Sta suscitando vasta eco la situazione dei pazienti ricoverati presso le comunità terapeutiche di area salute mentale nella attuale fase della pandemia da Covid-19.
In particolare da più parti viene segnalato come i pazienti vivrebbero, all’interno di queste Comunità Terapeutiche, una condizione di contenimento assimilata, con evidente esagerazione, a quella di reclusione.
Sul merito occorre ricordare come diverse regioni già a Marzo avessero dato indicazioni speciali circa la possibilità di movimento dei pazienti psichiatrici (e dei disabili gravi) grazie alle quali la fase di contenimento ha potuto essere gestita con un sufficiente grado di elasticità.
Dopo la “riapertura” ed il conseguente leggero allentamento delle misure restrittive, assistiamo ad una sorta di arresto di questo allentamento che di fatto congela la situazione al mese di Maggio.

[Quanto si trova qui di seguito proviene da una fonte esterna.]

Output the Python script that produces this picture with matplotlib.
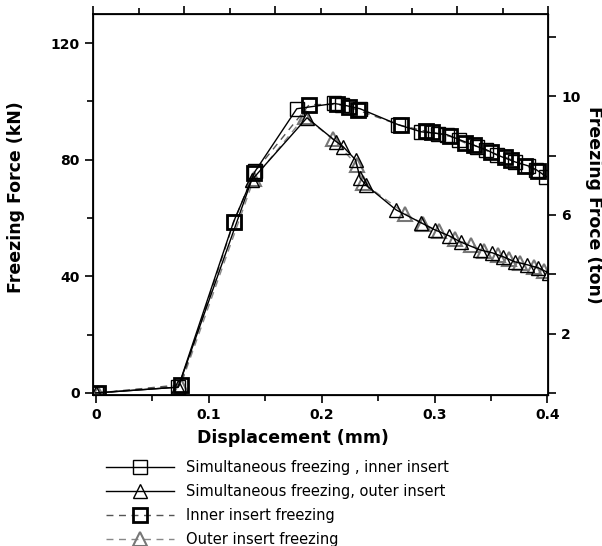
import matplotlib.pyplot as plt
from matplotlib.lines import Line2D
from matplotlib.ticker import MultipleLocator, FixedLocator

plt.rcParams['font.family'] = ['DejaVu Sans']

# simultaneous freezing, inner insert
sim_in_x = [0.0, 0.073, 0.122, 0.141, 0.178, 0.211, 0.218, 0.234, 0.268, 0.288,
            0.303, 0.311, 0.322, 0.338, 0.346, 0.355, 0.371, 0.383, 0.390, 0.399]
sim_in_y = [0.0, 2.0, 58.7, 76.0, 97.5, 99.3, 98.9, 97.5, 92.0, 89.6,
            89.0, 88.6, 86.9, 84.5, 83.4, 81.7, 79.3, 77.9, 76.6, 74.2]
# inner insert freezing
in_x = [0.002, 0.075, 0.122, 0.140, 0.189, 0.214, 0.224, 0.232, 0.270, 0.292,
        0.298, 0.314, 0.327, 0.335, 0.350, 0.362, 0.368, 0.380, 0.392]
in_y = [0.0, 2.8, 58.5, 75.5, 98.9, 99.0, 98.2, 97.0, 91.8, 89.8,
        89.4, 88.0, 85.8, 85.0, 82.5, 81.0, 80.0, 78.0, 76.0]

# simultaneous freezing, outer insert
sim_out_x = [0.0, 0.073, 0.138, 0.187, 0.213, 0.219, 0.230, 0.234, 0.239, 0.266,
             0.288, 0.300, 0.313, 0.323, 0.340, 0.351, 0.361, 0.371, 0.382, 0.392, 0.401]
sim_out_y = [0.0, 2.0, 73.0, 94.4, 86.2, 84.5, 80.0, 73.8, 71.4, 62.8,
             58.4, 56.0, 53.9, 51.8, 49.1, 48.1, 46.7, 45.0, 44.0, 42.9, 41.2]
# outer insert freezing
out_x = [0.002, 0.075, 0.140, 0.185, 0.210, 0.231, 0.237, 0.274, 0.290, 0.304,
         0.318, 0.332, 0.344, 0.356, 0.366, 0.376, 0.388, 0.397]
out_y = [0.0, 2.5, 73.5, 94.8, 87.0, 78.3, 72.0, 61.5, 58.0, 55.4,
         52.8, 50.8, 48.6, 47.2, 45.8, 44.6, 43.2, 42.0]

fig = plt.figure(figsize=(6.02, 5.46), dpi=100)
ax = fig.add_axes([93 / 602, 1 - 395 / 546, 455 / 602, 381 / 546])

ax.plot(out_x, out_y, ls=(0, (5, 4)), color='#888888', lw=1.0, marker='^',
        ms=10, mfc='none', mec='#777777', mew=1.5)
ax.plot(in_x, in_y, ls=(0, (5, 4)), color='#555555', lw=1.0, marker='s',
        ms=10, mfc='none', mec='black', mew=2.0)
ax.plot(sim_out_x, sim_out_y, ls='-', color='black', lw=1.0, marker='^',
        ms=10, mfc='none', mec='black', mew=1.0)
ax.plot(sim_in_x, sim_in_y, ls='-', color='black', lw=1.0, marker='s',
        ms=10, mfc='none', mec='black', mew=1.0)

ax.set_xlim(-0.0025, 0.4005)
ax.set_ylim(-0.7, 130)
ax.xaxis.set_major_locator(FixedLocator([0, 0.1, 0.2, 0.3, 0.4]))
ax.set_xticklabels(['0', '0.1', '0.2', '0.3', '0.4'])
ax.xaxis.set_minor_locator(MultipleLocator(0.05))
ax.yaxis.set_major_locator(FixedLocator([0, 40, 80, 120]))
ax.yaxis.set_minor_locator(FixedLocator([20, 60, 100]))
ax.tick_params(which='both', direction='out', labelsize=10, width=1.2)
ax.tick_params(which='major', length=6)
ax.tick_params(which='minor', length=4)
for lab in ax.get_xticklabels() + ax.get_yticklabels():
    lab.set_fontweight('bold')
for s in ax.spines.values():
    s.set_linewidth(1.3)

ax.set_xlabel('Displacement (mm)', fontsize=12.5, fontweight='bold')
ax.xaxis.set_label_coords(0.44, -0.09)
ax.set_ylabel('Freezing Force (kN)', fontsize=12.5, fontweight='bold')
ax.yaxis.set_label_coords(-0.15, 0.52)

# right axis in ton
axr = ax.twinx()
axr.set_ylim(-0.07, 12.77)
axr.yaxis.set_major_locator(FixedLocator([2, 6, 10]))
axr.yaxis.set_minor_locator(FixedLocator([0, 4, 8, 12]))
axr.tick_params(which='both', direction='out', labelsize=10, width=1.2)
axr.tick_params(which='major', length=6)
axr.tick_params(which='minor', length=6)
for lab in axr.get_yticklabels():
    lab.set_fontweight('bold')
axr.set_ylabel('Freezing Froce (ton)', fontsize=12.5, fontweight='bold',
               rotation=270, labelpad=16)

# top axis ticks only
axt = ax.twiny()
axt.set_xlim(0, 10)
axt.xaxis.set_major_locator(MultipleLocator(2))
axt.xaxis.set_minor_locator(MultipleLocator(1))
axt.tick_params(which='both', direction='out', labeltop=False, width=1.2)
axt.tick_params(which='major', length=6)
axt.tick_params(which='minor', length=4)

handles = [
    Line2D([], [], ls='-', color='black', lw=1.0, marker='s', ms=10,
           mfc='none', mec='black', mew=1.0),
    Line2D([], [], ls='-', color='black', lw=1.0, marker='^', ms=10,
           mfc='none', mec='black', mew=1.0),
    Line2D([], [], ls=(0, (5, 4)), color='#555555', lw=1.0, marker='s', ms=10,
           mfc='none', mec='black', mew=2.0),
    Line2D([], [], ls=(0, (5, 4)), color='#888888', lw=1.0, marker='^', ms=10,
           mfc='none', mec='#777777', mew=1.5),
]
labels = ['Simultaneous freezing , inner insert',
          'Simultaneous freezing, outer insert',
          'Inner insert freezing',
          'Outer insert freezing']
fig.legend(handles, labels, loc='upper left', bbox_to_anchor=(100 / 602, 1 - 454 / 546),
           frameon=False, fontsize=10.5, handlelength=4.7, labelspacing=0.62,
           handletextpad=0.8, borderaxespad=0)

fig.savefig('out.png', dpi=100)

Giova ricordare che, più di recente, l’assimilazione dei residenti nelle comunità Terapeutiche ai cosiddetti “congiunti” ha nei fatti consentito ulteriori miglioramenti quanto a possibilità di gestione, mantenendo un elevato grado di sicurezza, della possibilità di apertura ad uscite e visite di parenti ed amici.
Detto ciò, non si può non considerare il fatto che il vivere comunitario comporti un maggior rischio di largo contagio rispetto a quello che si corre in un ambiente ordinario famigliare o professionale.
Se è vero, infatti, che il singolo paziente è assolutamente ed a tutti gli effetti un cittadino come gli altri, con i diritti ed i doveri di ciascun cittadino, è vero che il contesto in cui risiede prevede una concentrazione di una ampia pluralità di soggetti (altri pazienti ed operatori professionali) in spazi che sono per loro natura ristretti e che per questo possono favorire una rapida diffusione del virus e la generazione di un focolaio. Il che avrebbe conseguenze potenzialmente drammatiche.
Siamo ancora in una fase di transizione e, pur condividendo molte delle obiezioni portate dalle Associazioni dei famigliari e di tutela dei pazienti, mantenere alta la guardia sull’uso dei dispositivi di protezione individuale, procedere con la massima prudenza per quel che riguarda le visite dall’esterno, ed ancora con maggiore prudenza per quel che riguarda le visite a domicilio rappresenta ancora oggi un’alta forma di senso di responsabilità verso la tutela della salute dei pazienti.
La stagione ancora bella permette invece ampia possibilità di attività all’aria aperta dove l’uso dei DPI ed il mantenimento delle distanze consente ottime possibilità di socializzazione.